If you leave them long enough, don’t break the spell, and don’t try to work out whether they’re learning anything, they will invariable come back with Big Plans: tickets for a show; something delicious for you to eat; or a request to get a rope really high up a tree (usually best not to ask why).

I give them the space and the time – even when that time seems endless and I’m worried I should be doing more to support them or engage them or to facilitate their learning. They just go right ahead and get on with it – I’m mostly there to apply plasters.

And now here I am, here you are, here we all are – with nothing but time. Some, but not most, of us have no demands on our shoulders other than those we create for ourselves. And to be honest, I feel exactly like those kids do at the beginning of every forest school. Waiting for something to happen. Waiting for inspiration to strike. Wishing I could just rest my head on my mum’s shoulder while she produced packets of crisps for me to snack on.

I feel really lucky to have seen this same process enacted hundreds of times. Because even though I know that the kids always find something awesome to do, the moments before still fill me with anxiety that the children won’t get anything out of being in the woods. But they always do. I know they always do.

Which means that I know that I will. And I know that you will too. Right now we’re all those kids right now – isolated in a great big wilderness, no one expecting anything from us, not knowing how the day is going to pan out, disappointed that none of our friends are around. We are all going to have some Great Ideas.

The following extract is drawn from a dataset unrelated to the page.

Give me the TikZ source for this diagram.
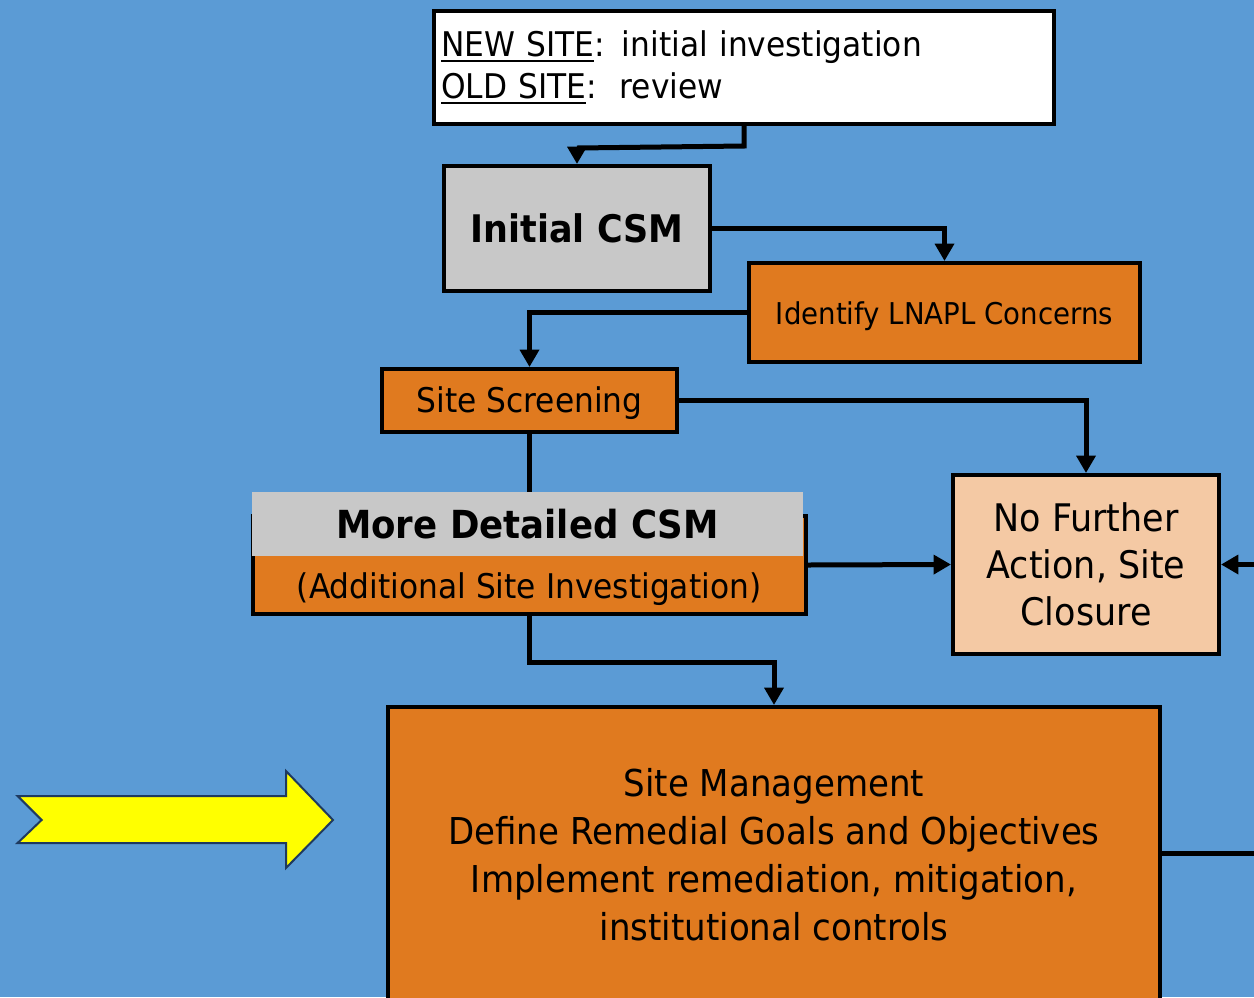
\documentclass[tikz,border=0pt]{standalone}
\usepackage{fontspec}
\setmainfont{DejaVu Sans}[FakeStretch=0.92]
\newcommand\myul[1]{\leavevmode\setbox0\hbox{#1}\rlap{\rule[-4.5pt]{\wd0}{1.5pt}}\box0}
\usetikzlibrary{arrows.meta,calc}
\definecolor{bgblue}{HTML}{5B9BD5}
\definecolor{orng}{HTML}{E07A1F}
\definecolor{grayb}{HTML}{C8C8C8}
\definecolor{peach}{HTML}{F4C9A4}
\definecolor{navy}{HTML}{1F3A5F}
\definecolor{yel}{HTML}{FFFF00}
\begin{document}
\begin{tikzpicture}[x=0.75pt,y=-0.75pt,
  box/.style={draw=black, line width=3pt, inner sep=0pt, align=center},
  conn/.style={line width=3.75pt, -{Triangle[length=13pt,width=14pt]}},
  plain/.style={line width=3.75pt}]
\useasboundingbox (0,0) rectangle (1254,997);
\clip (0,0) rectangle (1254,997);
\fill[bgblue] (0,0) rectangle (1254,997);

% top box
\node[box, fill=white, minimum width=465pt, minimum height=84.75pt,
      text width=454.5pt, align=left,
      font=\fontsize{25.5pt}{31.5pt}\selectfont] (top) at (744,67.5)
  {\myul{NEW SITE}: initial investigation\\ \myul{OLD SITE}:\ \ review};

% Initial CSM
\node[box, fill=grayb, minimum width=199.5pt, minimum height=93.75pt,
      font=\fontsize{28.5pt}{34pt}\selectfont\bfseries] (init) at (577,228.5) {Initial CSM};

% Identify LNAPL
\node[box, fill=orng, minimum width=293.25pt, minimum height=74.25pt,
      font=\fontsize{22.5pt}{27pt}\selectfont] (ident) at (944.5,312.5) {\raisebox{0pt}[20pt][1.4pt]{Identify LNAPL Concerns}};

% Site Screening
\node[box, fill=orng, minimum width=221.25pt, minimum height=47.25pt,
      font=\fontsize{25.5pt}{30pt}\selectfont] (screen) at (529.5,400.5) {\raisebox{0pt}[19pt][0.4pt]{Site Screening}};

% More Detailed CSM
\node[box, fill=orng, minimum width=414.75pt, minimum height=73.5pt] (md) at (529.5,565) {};
\node[fill=grayb, inner sep=0pt, minimum width=413.25pt, minimum height=48pt,
      font=\fontsize{29pt}{34pt}\selectfont\bfseries] (mdtitle) at (527.5,524) {More Detailed CSM};
\node[inner sep=0pt, font=\fontsize{25.5pt}{30pt}\selectfont] (mdsub) at (529,589) {(Additional Site Investigation)};

% No Further Action
\node[box, fill=peach, minimum width=199.5pt, minimum height=134.25pt,
      font=\fontsize{28.5pt}{35.25pt}\selectfont] (nfa) at (1086,564.5) {No Further\\Action, Site\\Closure};

% Site Management
\node[box, fill=orng, minimum width=579pt, minimum height=222pt,
      font=\fontsize{27.75pt}{36pt}\selectfont] (sm) at (774,855)
  {Site Management\\Define Remedial Goals and Objectives\\Implement remediation, mitigation,\\institutional controls};

% yellow arrow
\draw[navy, line width=1.5pt, fill=yel, line join=miter]
  (17.6,796) -- (286,796) -- (286,771) -- (333,820) -- (286,868) -- (286,843) -- (17.6,843) -- (41.6,820) -- cycle;

% connectors
\draw[conn] (top.south) -- ++(0,20) -- ($(init.north)+(0,-16)$) -- (init.north);
\draw[conn] (init.east) -| (ident.north);
\draw[conn] (ident.west) -| (screen.north);
\draw[conn] (screen.east) -| (nfa.north);
\draw[plain] (screen.south) -- (mdtitle.north -| screen.south);
\draw[conn] (md.east) -- (nfa.west);
\coordinate (rin) at (1262,564.5);
\draw[conn] (rin) -- (nfa.east);
\draw[conn] (md.south) -- ++(0,46) -| (sm.north);
\coordinate (rout) at (1262,853);
\draw[plain] (sm.east |- rout) -- (rout);
\end{tikzpicture}
\end{document}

Maybe they will be small great ideas, enacted on a small scale with not many others even knowing they’re being done. And maybe they will be world changing Big Great Ideas. Everybody’s idea of a good time is different.

Take heart out there – each of us on our own island – and take the advice of someone who’s seen it hundreds of times before. The seemingly endless expanse of nothing always gets filled with something.